While we’re sending our children to after-school Mandarin classes and demanding that headmasters and mistresses put mandated Chinese learning on curriculums, Chinese parents are doing the exact opposite. They still seem to believe in the value of knowing English to survive in the world, and they’re sending their children to supplemental classes run by Disney.
Disney English is a really interesting concept which seems to be given short shrift by some. An article by Bloomberg talks about the lessons in a purely commercial way: an attempt by the company to inculcate in Chinese youth a brand loyalty to Disney, which will hopefully end up in profit through their lifetime. Bloomberg write:
“What Disney is doing now in China is growing a future consumer base,” said Mary Bergstrom, founder of Bergstrom Group, a Shanghai-based consumer consulting company. “They are giving them the opportunity not only to learn English, but also to create really deep, intimate memories with those characters.”
But there’s a humanitarian side to the move too.
To be honest, I probably grew up learning English from Disney as well. “When it’s time to start, kids march down a hallway decorated with characters from “Bolt” and “Ratatouille” to classrooms referencing “The Lion King” and “Mulan”, write Michael Wei and Margaret Conley at Bloomberg. That, to me, sounds not all that different from walking down the school corridor into the television room to watch Beauty and the Beast or Pinocchio. The simple fact is that Disney is childhood for most people (perhaps less so – or maybe better put – for less of their childhood than it was in the past now that children grow up so quickly). You learn the most, and the quickest, when you’re young. There’s bound to be a crossover.

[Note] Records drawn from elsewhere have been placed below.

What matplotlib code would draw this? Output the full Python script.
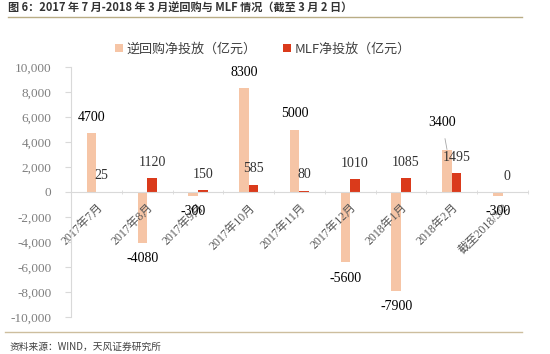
import matplotlib.pyplot as plt
from matplotlib.lines import Line2D
from matplotlib.ticker import FuncFormatter, FixedLocator

plt.rcParams['font.family'] = ['Liberation Serif', 'Noto Sans CJK SC', 'DejaVu Sans']

months = ['2017年7月', '2017年8月', '2017年9月', '2017年10月', '2017年11月',
          '2017年12月', '2018年1月', '2018年2月', '截至2018/3/2']
repo = [4700, -4080, -300, 8300, 5000, -5600, -7900, 3400, -300]
mlf = [25, 1120, 150, 585, 80, 1010, 1085, 1495, 0]

pink = '#F6C5A6'
red = '#DA3A1B'
cjk = ['Noto Sans CJK SC', 'DejaVu Sans']

fig = plt.figure(figsize=(5.5, 3.54), dpi=100)
ax = fig.add_axes([71 / 550, 1 - 317 / 354, (528 - 71) / 550, 250 / 354])

x = list(range(len(months)))
w = 0.19
ax.bar([i - w / 2 for i in x], repo, width=w, color=pink, label='逆回购净投放（亿元）')
ax.bar([i + w / 2 for i in x], mlf, width=w, color=red, label='MLF净投放（亿元）')

ax.set_xlim(-0.5, len(months) - 0.5)
ax.set_ylim(-10000, 10000)
ax.set_yticks(range(-10000, 10001, 2000))
ax.yaxis.set_major_formatter(FuncFormatter(lambda v, p: f'{int(v):,}'))

for s in ['top', 'right']:
    ax.spines[s].set_visible(False)
ax.spines['bottom'].set_position(('data', 0))
ax.spines['bottom'].set_color('#D9D9D9')
ax.spines['left'].set_color('#D9D9D9')

ax.set_xticks(x)
ax.set_xticklabels(months, rotation=45, ha='right', va='top', rotation_mode='anchor')
ax.xaxis.set_minor_locator(FixedLocator([i + 0.5 for i in range(-1, len(months))]))
ax.tick_params(axis='x', which='major', length=0, pad=7, labelsize=8.5, labelcolor='#595959')
ax.tick_params(axis='x', which='minor', length=3, direction='inout', color='#D9D9D9')
ax.tick_params(axis='y', length=4, color='#D9D9D9', pad=10, labelsize=9.5, labelcolor='#7F7F7F')

# data labels
for i, v in enumerate(repo):
    if i == 7:
        ax.annotate(str(v), xy=(i - w / 2, v), xytext=(-5, 27), textcoords='offset pixels',
                    ha='center', va='center', fontsize=10, color='black',
                    arrowprops=dict(arrowstyle='-', color='#A6A6A6', lw=0.6, shrinkA=5, shrinkB=0))
        continue
    off = 16 if v >= 0 else -16
    ax.annotate(str(v), xy=(i - w / 2, v), xytext=(0, off), textcoords='offset pixels',
                ha='center', va='center', fontsize=10, color='black')
for i, v in enumerate(mlf):
    ax.annotate(str(v), xy=(i + w / 2, v), xytext=(0, 16), textcoords='offset pixels',
                ha='center', va='center', fontsize=10, color='#333333')

fig.legend(loc='center', bbox_to_anchor=(0.478, 1 - 49 / 354), ncol=2, frameon=False,
           prop={'family': cjk, 'size': 9.4}, handlelength=0.6, handleheight=0.6,
           handletextpad=0.3, columnspacing=2.0, labelcolor='#404040')

# header / footer
fig.text(8 / 550, 1 - 8 / 354, '图 6：2017 年 7 月-2018 年 3 月逆回购与 MLF 情况（截至 3 月 2 日）',
         family=cjk, fontsize=8, fontweight='bold', color='#333333', va='center', ha='left')
fig.add_artist(Line2D([8 / 550, 522 / 550], [1 - 17 / 354] * 2, color='#B9AD85', lw=1.0))
fig.add_artist(Line2D([5 / 550, 522 / 550], [1 - 332 / 354] * 2, color='#CDBE9E', lw=1.0))
fig.text(10 / 550, 1 - 347 / 354, '资料来源：WIND，天风证券研究所',
         family=cjk, fontsize=7, color='#404040', va='center', ha='left')

fig.savefig('out.png', dpi=100)
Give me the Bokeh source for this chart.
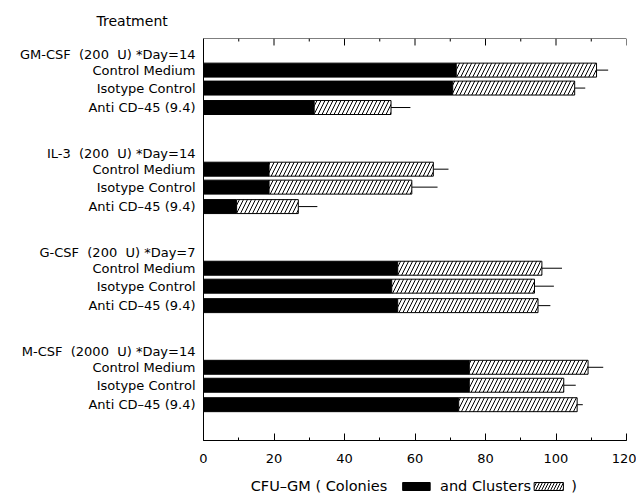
from bokeh.plotting import figure
from bokeh.models import Range1d, FixedTicker, ColumnDataSource, Span
from bokeh.layouts import column
from bokeh.core.properties import value
from bokeh.embed import file_html
from bokeh.resources import INLINE

NB = "\u00a0"
groups = [
    "GM-CSF" + NB * 2 + "(200" + NB * 2 + "U) *Day=14",
    "IL-3" + NB * 2 + "(200" + NB * 2 + "U) *Day=14",
    "G-CSF" + NB * 2 + "(200" + NB * 2 + "U) *Day=7",
    "M-CSF" + NB * 2 + "(2000" + NB * 2 + "U) *Day=14",
]
treatments = ["Control Medium", "Isotype Control", "Anti CD\u201345 (9.4)"]
colonies = [[71.7, 70.7, 31.4], [18.6, 18.6, 9.4], [55.1, 53.4, 55.1], [75.4, 75.4, 72.4]]
totals = [[111.5, 105.3, 53.2], [65.2, 59.1, 26.9], [96.0, 93.9, 94.9], [109.1, 102.2, 106.0]]
errors = [[3.3, 3.0, 5.5], [4.3, 7.3, 5.4], [5.7, 5.5, 3.5], [4.3, 3.4, 1.6]]
x_ticks = [0, 20, 40, 60, 80, 100, 120]
x_minor = [10, 30, 50, 70, 90, 110]

FONT = "DejaVu Sans"
GROUP_STEP = 99.3
OFFSETS = [16.0, 34.0, 53.5]
MAJOR_LEN = 7
MINOR_LEN = 3

# rows run downward: position = -(distance in px from first header)
ys, col_r, tot_r, err_r = [], [], [], []
tick_pos, labels = [], {}
for g, name in enumerate(groups):
    hy = -round(g * GROUP_STEP, 1)
    tick_pos.append(hy)
    labels[hy] = name
    for i, t in enumerate(treatments):
        y = -round(g * GROUP_STEP + OFFSETS[i], 1)
        tick_pos.append(y)
        labels[y] = t
        ys.append(y)
        col_r.append(colonies[g][i])
        tot_r.append(totals[g][i])
        err_r.append(totals[g][i] + errors[g][i])

src = ColumnDataSource(dict(y=ys, col=col_r, tot=tot_r, err=err_r))

p = figure(width=636, height=470, x_range=Range1d(0, 120),
           y_range=Range1d(-387.3, 15.7), output_backend="svg",
           toolbar_location=None, min_border_left=203, min_border_right=10,
           min_border_top=37, min_border_bottom=30, title="Treatment")
p.grid.visible = False
p.outline_line_color = None
p.background_fill_color = "white"

p.title.align = "left"
p.title.offset = -107
p.title.standoff = 20
p.title.text_font = FONT
p.title.text_font_size = "14px"
p.title.text_font_style = "normal"
p.title.text_color = "black"

# bottom axis
xa = p.xaxis[0]
xa.ticker = FixedTicker(ticks=x_ticks, minor_ticks=x_ticks + x_minor)
xa.major_tick_in = MAJOR_LEN
xa.major_tick_out = 0
xa.minor_tick_in = MINOR_LEN
xa.minor_tick_out = 0
xa.axis_line_color = "black"
xa.major_tick_line_color = "black"
xa.minor_tick_line_color = "black"
xa.major_label_text_font = FONT
xa.major_label_text_font_size = "13px"
xa.major_label_text_color = "black"
xa.major_label_standoff = 13

# top frame edge with inward ticks (mirrors the bottom axis ticks)
top = p.y_range.end
p.add_layout(Span(location=top, dimension="width", line_color="black", line_width=1))
p.segment(x0=x_ticks, x1=x_ticks, y0=[top] * len(x_ticks),
          y1=[top - MAJOR_LEN] * len(x_ticks), line_color="black", line_width=1)
p.segment(x0=x_minor, x1=x_minor, y0=[top] * len(x_minor),
          y1=[top - MINOR_LEN] * len(x_minor), line_color="black", line_width=1)

# left axis
ya = p.yaxis[0]
ya.ticker = FixedTicker(ticks=tick_pos, minor_ticks=[])
ya.major_label_overrides = labels
ya.major_tick_in = 0
ya.major_tick_out = 0
ya.minor_tick_in = 0
ya.minor_tick_out = 0
ya.axis_line_color = "black"
ya.major_label_text_font = FONT
ya.major_label_text_font_size = "13px"
ya.major_label_text_color = "black"
ya.major_label_standoff = 8

p.segment(x0="tot", x1="err", y0="y", y1="y", source=src, line_color="black", line_width=1)
p.hbar(y="y", left=0, right="col", height=14, source=src,
       fill_color="black", line_color="black", line_width=1)
p.hbar(y="y", left="col", right="tot", height=14, source=src,
       fill_color="white", line_color="black", line_width=1,
       hatch_pattern="/", hatch_color="black", hatch_scale=8, hatch_weight=1)

# x-axis title with inline legend swatches (frame aligned with main plot)
f2 = figure(width=636, height=24, x_range=p.x_range, y_range=Range1d(0, 24),
            output_backend="svg", toolbar_location=None,
            min_border_left=203, min_border_right=10, min_border_top=0, min_border_bottom=0)
f2.axis.visible = False
f2.grid.visible = False
f2.outline_line_color = None
tf = dict(text_baseline="middle", text_align="left", text_font=value(FONT),
          text_font_size="14.5px", text_color="black")
f2.text(x=[13.4], y=[9], text=["CFU\u2013GM ( Colonies"], **tf)
f2.quad(left=[56.5], right=[64.3], top=[12], bottom=[4], fill_color="black", line_color="black")
f2.text(x=[67.1], y=[9], text=["and Clusters"], **tf)
f2.quad(left=[93.8], right=[102.1], top=[12], bottom=[4], fill_color="white", line_color="black",
        hatch_pattern="/", hatch_color="black", hatch_scale=6, hatch_weight=1)
f2.text(x=[104.3], y=[9], text=[")"], **tf)

layout = column(p, f2)
open("out.html", "w").write(file_html(layout, INLINE))
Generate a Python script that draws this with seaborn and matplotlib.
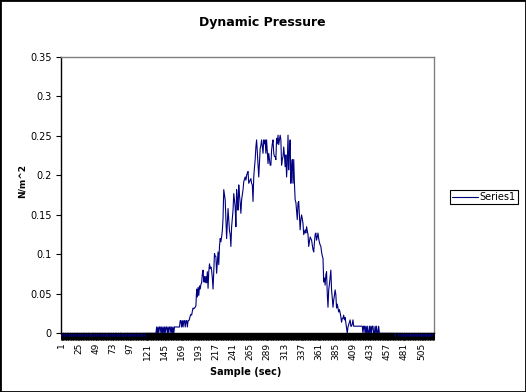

What’s most interesting is that the west has this easy ‘in’ for youngsters to pick up our dominant language, and that it’s so widely accepted. How do you find a similar equivalent for Italian, say, or Russian? Is there a child-friendly cartoon character for every nation that has the instant recognition worldwide to be able to act as a friendly face to help children as they try and navigate the linguistic complexities of an entirely new language, even as they’re still trying to figure out the host of awkward grammatical rules of their own? Children today probably don’t know about Asterix and Obelix, and therefore wouldn’t care if they taught them French.
When I was a child (which is less than a decade ago) that cartoon was already niche and old fashioned. Interestingly, in our French listening exam, the lack of a recognisable cartoon character to learn French with – or to drop into casual conversation – was demonstrated. We were listening to a fluent and fast French conversation, frantically trying to understand the flamboyant pronunciation and complicated idiom that was being presented to us on a cassette. Then it all stopped: the speed, the insouciance and the accent, as they swapped into English for two words. Those words were “Roger Rabbit”, spoken in as plummy an English accent as you can find.